Bob Higgs gives his take on the Good War, the biggest winners of which were obviously the monstrous tyrant (and U.S. "ally") Joseph Stalin and the great scourge of Communism:
September 1, 1939 — exactly seventy years ago today — is customarily considered the day when World War II began, owing to the German invasion of Poland. Of course, some belligerents, most notably the Japanese and the Chinese, had already been at war for years, and others did not join the fray until later. The United States actually began to participate in the war almost immediately, but its participation remained for the most part covert until the Japanese attack on Pearl Harbor on December 7, 1941.

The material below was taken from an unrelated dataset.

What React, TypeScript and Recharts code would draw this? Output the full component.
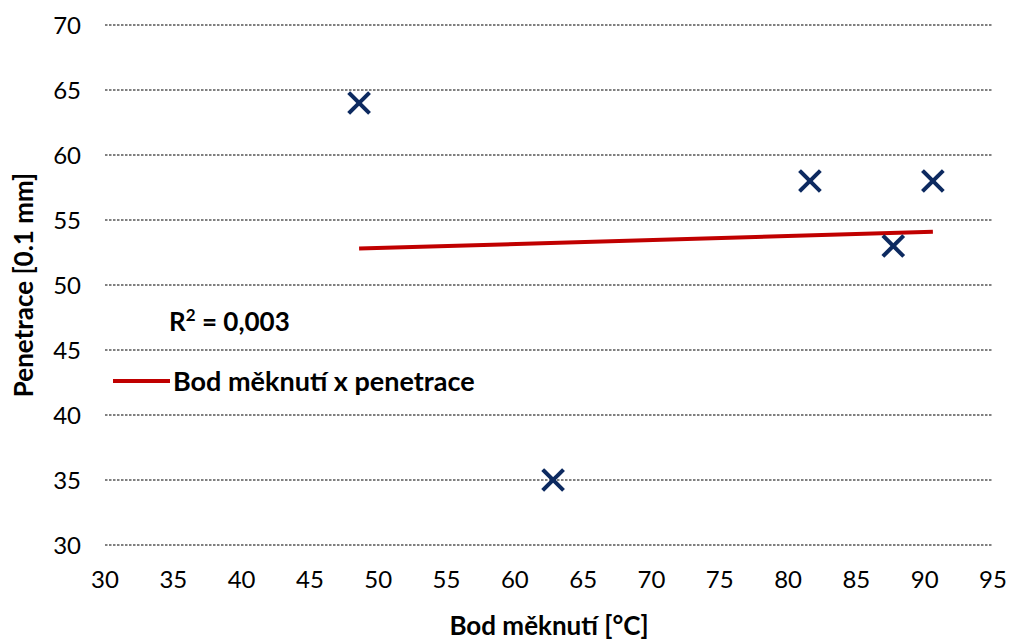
import React from 'react';
import { ScatterChart, Scatter, XAxis, YAxis, CartesianGrid, Legend } from 'recharts';

// měřené body: bod měknutí [°C] vs penetrace [0.1 mm]
const softeningPoint = [48.6, 62.8, 81.6, 87.7, 90.6];
const penetration = [64, 35, 58, 53, 58];

// lineární trend (koncové body)
const trendX = [48.6, 90.6];
const trendY = [52.8, 54.1];

const xTicks = [30, 35, 40, 45, 50, 55, 60, 65, 70, 75, 80, 85, 90, 95];
const yTicks = [30, 35, 40, 45, 50, 55, 60, 65, 70];

const seriesName = 'Bod měknutí x penetrace';

const points = softeningPoint.map((x, i) => ({ x, y: penetration[i] }));
const trend = trendX.map((x, i) => ({ x, y: trendY[i] }));

const FONT = "Lato, 'Open Sans', sans-serif";

const Cross = (props: any) => {
    const { cx, cy } = props;
    const s = 9;
    return (
        <g stroke="#0d2a60" strokeWidth={4} strokeLinecap="square">
            <line x1={cx - s} y1={cy - s} x2={cx + s} y2={cy + s} />
            <line x1={cx - s} y1={cy + s} x2={cx + s} y2={cy - s} />
        </g>
    );
};

const LegendBox = () => (
    <div style={{ position: 'relative', width: 400, height: 100, fontFamily: FONT, fontWeight: 700, color: '#000' }}>
        <div style={{ position: 'absolute', left: 56, top: 0, fontSize: 26, lineHeight: '30px', whiteSpace: 'nowrap' }}>
            R<sup style={{ fontSize: 17, verticalAlign: 'top', lineHeight: '18px' }}>2</sup> = 0,003
        </div>
        <div style={{ position: 'absolute', left: 0, top: 60, display: 'flex', alignItems: 'center', fontSize: 27, lineHeight: '30px', whiteSpace: 'nowrap' }}>
            <span style={{ display: 'inline-block', width: 57, height: 4, background: '#c00000', marginRight: 3 }} />
            {seriesName}
        </div>
    </div>
);

const App: React.FC = () => {
    return (
        <div style={{ position: 'absolute', left: 0, top: 0 }}>
            <ScatterChart width={1010} height={640} margin={{ top: 25, right: 17, left: 20, bottom: 0 }}>
                <CartesianGrid horizontal vertical={false} stroke="#808080" strokeWidth={2} strokeDasharray="2.5 1.5" />
                <XAxis
                    type="number"
                    dataKey="x"
                    domain={[30, 95]}
                    ticks={xTicks}
                    interval={0}
                    axisLine={false}
                    tickLine={false}
                    tickSize={0}
                    tickMargin={26}
                    height={95}
                    tick={{ fill: '#000', fontSize: 24, fontFamily: FONT }}
                    label={{
                        value: 'Bod měknutí [°C]',
                        position: 'insideBottom',
                        offset: 5,
                        style: { fill: '#000', fontSize: 26, fontWeight: 700, fontFamily: FONT },
                    }}
                />
                <YAxis
                    type="number"
                    dataKey="y"
                    domain={[30, 70]}
                    ticks={yTicks}
                    interval={0}
                    axisLine={false}
                    tickLine={false}
                    tickSize={0}
                    tickMargin={24}
                    width={85}
                    tick={{ fill: '#000', fontSize: 24, fontFamily: FONT }}
                    label={{
                        value: 'Penetrace [0.1 mm]',
                        angle: -90,
                        position: 'insideLeft',
                        offset: 0,
                        dx: 4,
                        style: { textAnchor: 'middle', fill: '#000', fontSize: 26, fontWeight: 700, fontFamily: FONT },
                    }}
                />
                <Legend
                    layout="horizontal"
                    verticalAlign="middle"
                    align="center"
                    content={() => <LegendBox />}
                    wrapperStyle={{ position: 'absolute', left: 113, top: 306, width: 400, height: 100, pointerEvents: 'none' }}
                />
                <Scatter
                    name={seriesName}
                    data={trend}
                    line={{ stroke: '#c00000', strokeWidth: 4 }}
                    shape={() => <g />}
                    isAnimationActive={false}
                />
                <Scatter name="body" data={points} shape={Cross} isAnimationActive={false} />
            </ScatterChart>
        </div>
    );
};

export default App;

I was born in the midst of this terrible event, and all my life, whenever anyone referred to “the war,” I have assumed, as most Americans have, that the reference was to World War II. It was the largest and the most horrible of all wars, although, sad to say, it no more proved to be “the war to end war” than its predecessor (1914-18) had been. In many ways the two world wars are best understood as two phases of a single conflict, although the matter is much more complicated than that formulation might suggest.
No one knows with much confidence how many people died as a result of the war. Estimates range widely, from a low of about 50 million to a high of nearly 80 million. Perhaps two-thirds of the dead were civilians. Countless others were wounded or harmed in various ways, as by malnutrition. Millions were spiritually scarred for life. The war was very productive of nightmares that, for some individuals, recurred for decades. After all that had taken place between 1939 and 1945, it was difficult to believe that the human beings of the mid-twentieth century, many of whom had regarded themselves as civilized, were any better than their savage ancestors of ten thousand years ago.
Yet, oddly enough, World War II has developed a reputation in this country as “the Good War” — an unfortunate turn of phrase, if ever there was one.